Zuversichtlich ist Kraemer indessen, dass das 2-Prozent-Inflationsziel der Europäischen Zentralbank (EZB) im laufenden Jahr erreicht wird. Die EZB sei doch „trittsicher“ geworden und habe seit Sommer 2022 alles richtig gemacht. Indessen dürfte es in Deutschland trotz des rezessiven Umfelds weiterhin Vollbeschäftigung geben. Und das noch weitere zehn Jahre, schätzt Kraemer aufgrund der demografischen Entwicklung. Solange freilich eine halbe Million Menschen pro Jahr aus dem Arbeitsleben mehr ausscheiden als hinzukommen, gehe auch der Wohlstand zurück – es sei denn, es gebe ein Produktivitätswachstum von deutlich über 1%. „Das aber ist nicht in Sicht“, so der Volkswirt. Bange ist ihm angesichts dessen, was gerne mit Deindustrialisierung beschrieben wird, nicht. Dies sei Teil eines langfristigen Trends hin zu mehr Dienstleistungsgesellschaft. Entscheidend sei hierbei eher der Wille, den Strukturwandel gestalten zu wollen, anstatt abzuwarten und alte Strukturen zu konservieren.

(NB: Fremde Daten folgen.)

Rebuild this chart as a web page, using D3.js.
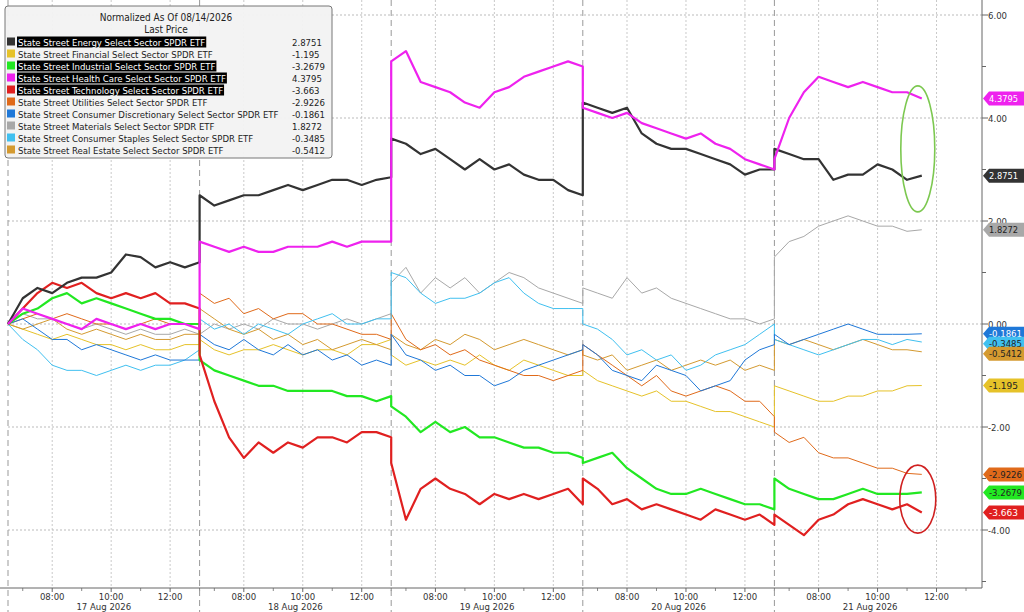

LBBW-Chefökonom Moritz Kraemer sieht im US-Wahljahr wenig Einigungschancen für den US-Haushalt. Auch in Deutschland fehle trotz hoher Schulden der Reformwille. Druck auf das Rating könnte mittelfristig aus seiner Sicht allerdings vor allem von einem weiteren Erstarken der AfD ausgehen.